====== Material

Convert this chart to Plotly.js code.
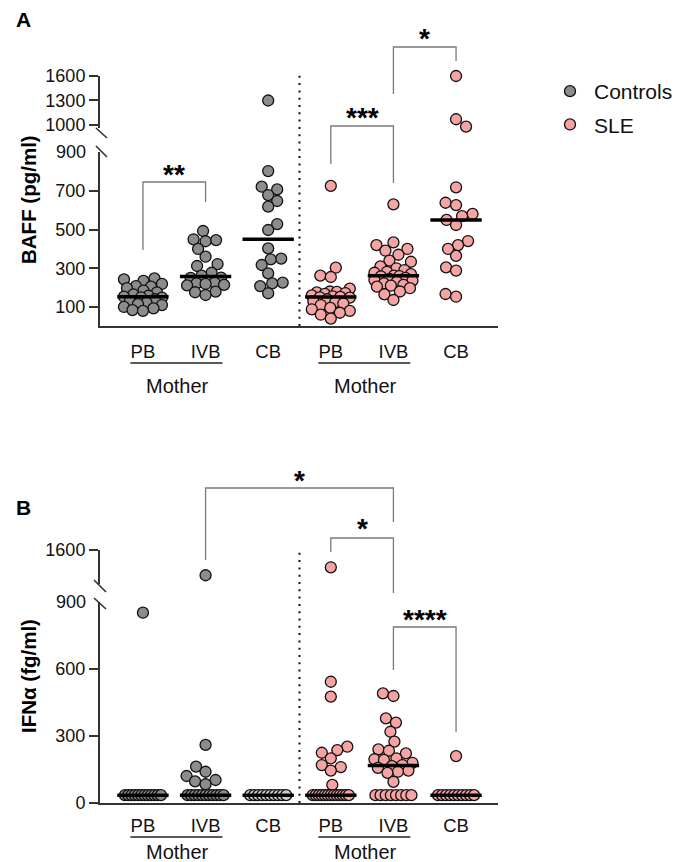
<!DOCTYPE html>
<html><head><meta charset="utf-8">
<script src="https://cdn.plot.ly/plotly-3.0.1.min.js"></script>
<style>html,body{margin:0;padding:0;background:#fff}#chart{width:692px;height:862px}</style>
</head><body><div id="chart"></div>
<script>
// ---------- DATA ----------
const categories = ['PB', 'IVB', 'CB', 'PB', 'IVB', 'CB'];
const subgroupLabel = 'Mother';
const seriesNames = ['Controls', 'SLE'];
const panelTitles = ['BAFF (pg/ml)', 'IFNα (fg/ml)'];

// Panel A: BAFF (pg/ml)
const baffControlsPB  = [248, 243, 235, 219, 208, 205, 197, 185, 175, 165, 158, 153, 150, 148, 140, 130, 122, 115, 110, 100, 93, 84, 80];
const baffControlsIVB = [493, 450, 446, 440, 400, 360, 322, 312, 277, 262, 252, 250, 226, 222, 219, 214, 212, 179, 176, 162];
const baffControlsCB  = [1300, 803, 722, 708, 679, 648, 619, 529, 498, 403, 350, 346, 317, 274, 226, 222, 208, 171];
const baffSlePB  = [726, 303, 262, 255, 195, 180, 178, 175, 172, 168, 160, 155, 152, 150, 148, 140, 130, 125, 118, 110, 95, 88, 80, 70, 60, 40];
const baffSleIVB = [631, 434, 420, 400, 391, 370, 340, 334, 310, 300, 291, 282, 277, 270, 262, 260, 258, 250, 245, 239, 236, 231, 222, 214, 210, 205, 197, 180, 165, 136];
const baffSleCB  = [1600, 1070, 980, 939, 719, 639, 627, 581, 570, 550, 524, 441, 420, 400, 364, 305, 288, 167, 153];

// Panel B: IFNα (fg/ml)
const ifnControlsPB  = [852, 35, 35, 35, 35, 35, 35, 35, 35, 35, 35, 35, 35];
const ifnControlsIVB = [1390, 260, 163, 140, 121, 103, 97, 84, 35, 35, 35, 35, 35, 35, 35, 35, 35, 35, 35];
const ifnControlsCB  = [35, 35, 35, 35, 35, 35, 35, 35, 35, 35];
const ifnSlePB  = [1456, 543, 476, 252, 237, 225, 200, 170, 161, 145, 81, 35, 35, 35, 35, 35, 35, 35, 35, 35, 35, 35, 35, 35];
const ifnSleIVB = [491, 479, 379, 360, 319, 275, 240, 234, 222, 200, 196, 193, 180, 170, 165, 157, 145, 140, 135, 95, 35, 35, 35, 35, 35, 35, 35, 35];
const ifnSleCB  = [210, 35, 35, 35, 35, 35, 35, 35, 35, 35, 35];

// Significance comparisons: [fromCategory, toCategory, label]
const sigA = [[0, 1, '**'], [3, 4, '***'], [4, 5, '*']];
const sigB = [[1, 4, '*'], [3, 4, '*'], [4, 5, '****']];

// ---------- LAYOUT GEOMETRY ----------
const W = 692, H = 862;
const py = p => 1 - p / H;
const xDomain = [100 / W, 498 / W];
const xRange = [-0.686, 5.67];
const axA_lo = {domain: [py(326.3), py(152.3)], range: [0, 900]};
const axA_hi = {domain: [py(128), py(76)], range: [963, 1600]};
const axB_lo = {domain: [py(803), py(602)], range: [0, 900]};
const axB_hi = {domain: [py(584), py(550)], range: [1317, 1600]};
const BREAK = 900;
const pxPerX = W * (xDomain[1] - xDomain[0]) / (xRange[1] - xRange[0]);

const GRAY = '#8c8c8c', GRAY_LIGHT = '#cdcdcd', PINK = '#f5a3a3';
const FONT = 'Liberation Sans, Arial, Helvetica, sans-serif';

// ---------- swarm layout (offsets derived from values) ----------
function swarm(vals, toPx, D, maxW) {
  const idx = vals.map((v, i) => i).sort((a, b) => vals[a] - vals[b]);
  const counts = {};
  vals.forEach(v => counts[v] = (counts[v] || 0) + 1);
  const seen = {};
  const placed = [];
  const off = new Array(vals.length).fill(0);
  let flip = 1;
  for (const i of idx) {
    const v = vals[i], y = toPx(v);
    let x;
    if (counts[v] >= 4) {
      const k = counts[v];
      const j = seen[v] = (seen[v] === undefined ? 0 : seen[v] + 1);
      const half = Math.min((k - 1) * D / 2, maxW - 1);
      x = -half + j * (2 * half / (k - 1));
    } else {
      let best = 0, bestScore = -1;
      outer:
      for (let s = 0; s <= maxW; s += 0.5) {
        for (const sg of [flip, -flip]) {
          const c = s * sg;
          let minD = Infinity;
          for (const p of placed) minD = Math.min(minD, Math.hypot(p.x - c, p.y - y));
          if (minD >= D) { x = c; break outer; }
          if (minD > bestScore) { bestScore = minD; best = c; }
          if (s === 0) break;
        }
      }
      if (x === undefined) x = best;
      flip = -flip;
    }
    placed.push({x, y});
    off[i] = x;
  }
  return off;
}

const traces = [];
const medianTraces = [];
function addGroup(vals, cat, color, panel, name, showLeg) {
  const lo = panel === 'A' ? axA_lo : axB_lo, hi = panel === 'A' ? axA_hi : axB_hi;
  const toPx = v => {
    const a = v > BREAK ? hi : lo;
    const f = (v - a.range[0]) / (a.range[1] - a.range[0]);
    return H * (1 - (a.domain[0] + f * (a.domain[1] - a.domain[0])));
  };
  const offs = swarm(vals, toPx, 10.5, 19);
  const loX = [], loY = [], hiX = [], hiY = [];
  vals.forEach((v, i) => {
    const x = cat + offs[i] / pxPerX;
    if (v > BREAK) { hiX.push(x); hiY.push(v); } else { loX.push(x); loY.push(v); }
  });
  const xa = panel === 'A' ? 'x' : 'x2';
  const yl = panel === 'A' ? 'y' : 'y3';
  const yh = panel === 'A' ? 'y2' : 'y4';
  const marker = {size: 11, color: color, line: {color: '#111', width: 1.3}};
  traces.push({type: 'scatter', mode: 'markers', x: loX, y: loY, xaxis: xa, yaxis: yl, marker,
    cliponaxis: false, name, legendgroup: name, showlegend: showLeg});
  if (hiY.length) traces.push({type: 'scatter', mode: 'markers', x: hiX, y: hiY, xaxis: xa, yaxis: yh, marker,
    cliponaxis: false, name, legendgroup: name, showlegend: false});
  const s = [...vals].sort((a, b) => a - b), n = s.length;
  const med = n % 2 ? s[(n - 1) / 2] : (s[n / 2 - 1] + s[n / 2]) / 2;
  medianTraces.push({type: 'scatter', mode: 'lines', x: [cat - 0.41, cat + 0.41], y: [med, med],
    xaxis: xa, yaxis: med > BREAK ? yh : yl, line: {color: '#000', width: 3.5},
    showlegend: false, hoverinfo: 'skip', cliponaxis: false});
}

addGroup(baffControlsPB, 0, GRAY, 'A', seriesNames[0], true);
addGroup(baffControlsIVB, 1, GRAY, 'A', seriesNames[0], false);
addGroup(baffControlsCB, 2, GRAY, 'A', seriesNames[0], false);
addGroup(baffSlePB, 3, PINK, 'A', seriesNames[1], true);
addGroup(baffSleIVB, 4, PINK, 'A', seriesNames[1], false);
addGroup(baffSleCB, 5, PINK, 'A', seriesNames[1], false);
addGroup(ifnControlsPB, 0, GRAY, 'B', seriesNames[0], false);
addGroup(ifnControlsIVB, 1, GRAY, 'B', seriesNames[0], false);
addGroup(ifnControlsCB, 2, GRAY_LIGHT, 'B', seriesNames[0], false);
addGroup(ifnSlePB, 3, PINK, 'B', seriesNames[1], false);
addGroup(ifnSleIVB, 4, PINK, 'B', seriesNames[1], false);
addGroup(ifnSleCB, 5, PINK, 'B', seriesNames[1], false);

// ---------- axes ----------
const AXC = '#333';
function yAx(a, anchor, tickvals) {
  return {domain: a.domain, range: a.range, anchor, tickvals, ticks: 'outside', ticklen: 9, tickwidth: 2,
    tickcolor: AXC, showline: true, linecolor: AXC, linewidth: 2, showgrid: false, zeroline: false,
    tickfont: {size: 18, color: '#111'}, fixedrange: true};
}
function xAx(anchor, ticklen) {
  return {domain: xDomain, range: xRange, anchor, tickvals: [0, 1, 2, 3, 4, 5], ticktext: categories,
    ticks: 'outside', ticklen, tickcolor: 'rgba(0,0,0,0)', showline: true, linecolor: AXC, linewidth: 2,
    showgrid: false, zeroline: false, tickfont: {size: 18.5, color: '#111'}, fixedrange: true};
}

const shapes = [];
const annotations = [];
const lineStyle = {color: '#7a7a7a', width: 1.3};

// separators
shapes.push({type: 'line', xref: 'x', yref: 'paper', x0: 2.5, x1: 2.5, y0: py(326), y1: py(75),
  line: {color: '#111', width: 2, dash: '2px,5.3px'}});
shapes.push({type: 'line', xref: 'x2', yref: 'paper', x0: 2.5, x1: 2.5, y0: py(803), y1: py(550),
  line: {color: '#111', width: 2, dash: '2px,5.3px'}});

// axis break slashes
[[96, 128, 107, 138], [96, 146, 107, 157], [94, 580, 106, 592], [94, 598, 106, 609]].forEach(s => {
  shapes.push({type: 'line', xref: 'paper', yref: 'paper', x0: s[0] / W, x1: s[2] / W, y0: py(s[1]), y1: py(s[3]),
    line: {color: AXC, width: 1.6}});
});

// break labels without tick marks
annotations.push({xref: 'paper', yref: 'y', x: 88 / W, y: 900, xanchor: 'right', yanchor: 'middle', text: '900', showarrow: false, font: {size: 18, color: '#111'}});
annotations.push({xref: 'paper', yref: 'y3', x: 88 / W, y: 900, xanchor: 'right', yanchor: 'middle', text: '900', showarrow: false, font: {size: 18, color: '#111'}});
annotations.push({xref: 'paper', yref: 'y4', x: 88 / W, y: 1300, xanchor: 'right', yanchor: 'middle', text: '1300', showarrow: false, font: {size: 18, color: '#111'}});

// subgroup underline + label
[['x', 363, 386], ['x2', 837, 852]].forEach(([xr, uy, ty]) => {
  [[-0.2, 1.27, 0.55], [2.8, 4.27, 3.55]].forEach(([a, b, c]) => {
    shapes.push({type: 'line', xref: xr, yref: 'paper', x0: a, x1: b, y0: py(uy), y1: py(uy), line: {color: '#222', width: 1.5}});
    annotations.push({xref: xr, yref: 'paper', x: c, y: py(ty), xanchor: 'center', yanchor: 'middle', text: subgroupLabel, showarrow: false, font: {size: 20, color: '#111'}});
  });
});

// significance brackets
function bracket(xr, c0, c1, topPx, l0Px, l1Px, label, starPx) {
  shapes.push({type: 'path', xref: xr, yref: 'paper',
    path: `M ${c0},${py(l0Px)} L ${c0},${py(topPx)} L ${c1},${py(topPx)} L ${c1},${py(l1Px)}`,
    line: lineStyle});
  annotations.push({xref: xr, yref: 'paper', x: (c0 + c1) / 2, y: py(starPx + 6), xanchor: 'center', yanchor: 'middle',
    text: '<b>' + label + '</b>', showarrow: false, font: {size: 28, color: '#000'}});
}
const bracketPxA = [[182, 250, 202, 168], [126, 164, 183, 112], [47, 94, 61, 33]];
const bracketPxB = [[488, 560, 522, 475], [538, 552, 593, 522], [627, 670, 732, 613]];
sigA.forEach((s, i) => bracket('x', s[0], s[1], ...bracketPxA[i].slice(0, 3), s[2], bracketPxA[i][3]));
sigB.forEach((s, i) => bracket('x2', s[0], s[1], ...bracketPxB[i].slice(0, 3), s[2], bracketPxB[i][3]));

// panel letters and y titles
annotations.push({xref: 'paper', yref: 'paper', x: 14 / W, y: py(19), xanchor: 'left', yanchor: 'middle', text: '<b>A</b>', showarrow: false, font: {size: 21, color: '#000'}});
annotations.push({xref: 'paper', yref: 'paper', x: 14 / W, y: py(508), xanchor: 'left', yanchor: 'middle', text: '<b>B</b>', showarrow: false, font: {size: 21, color: '#000'}});
annotations.push({xref: 'paper', yref: 'paper', x: 28 / W, y: py(200), xanchor: 'center', yanchor: 'middle', textangle: -90, text: '<b>' + panelTitles[0] + '</b>', showarrow: false, font: {size: 20.5, color: '#000'}});
annotations.push({xref: 'paper', yref: 'paper', x: 28 / W, y: py(676), xanchor: 'center', yanchor: 'middle', textangle: -90, text: '<b>' + panelTitles[1] + '</b>', showarrow: false, font: {size: 20.5, color: '#000'}});

const layout = {
  width: W, height: H, margin: {l: 0, r: 0, t: 0, b: 0},
  paper_bgcolor: '#fff', plot_bgcolor: 'rgba(0,0,0,0)',
  font: {family: FONT, size: 18, color: '#111'},
  showlegend: true,
  legend: {x: 546 / W, y: py(71), xanchor: 'left', yanchor: 'top', font: {size: 21, color: '#111'},
    tracegroupgap: 3, itemwidth: 38, bgcolor: 'rgba(0,0,0,0)', itemclick: false},
  xaxis: xAx('y', 7),
  yaxis: yAx(axA_lo, 'x', [100, 300, 500, 700]),
  yaxis2: yAx(axA_hi, 'x', [1000, 1300, 1600]),
  xaxis2: xAx('y3', 5),
  yaxis3: yAx(axB_lo, 'x2', [0, 300, 600]),
  yaxis4: yAx(axB_hi, 'x2', [1600]),
  shapes, annotations,
  hovermode: false
};

Plotly.newPlot('chart', traces.concat(medianTraces), layout, {displayModeBar: false, staticPlot: true});
</script>
</body></html>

============

→ Instruction
Write out the lines from the start of the material to the line with "const panelTitles = ['BAFF", inclusive and exactly. Skip the pictures.

→ Written answer
Convert this chart to Plotly.js code.
<!DOCTYPE html>
<html><head><meta charset="utf-8">
<script src="https://cdn.plot.ly/plotly-3.0.1.min.js"></script>
<style>html,body{margin:0;padding:0;background:#fff}#chart{width:692px;height:862px}</style>
</head><body><div id="chart"></div>
<script>
// ---------- DATA ----------
const categories = ['PB', 'IVB', 'CB', 'PB', 'IVB', 'CB'];
const subgroupLabel = 'Mother';
const seriesNames = ['Controls', 'SLE'];
const panelTitles = ['BAFF (pg/ml)', 'IFNα (fg/ml)'];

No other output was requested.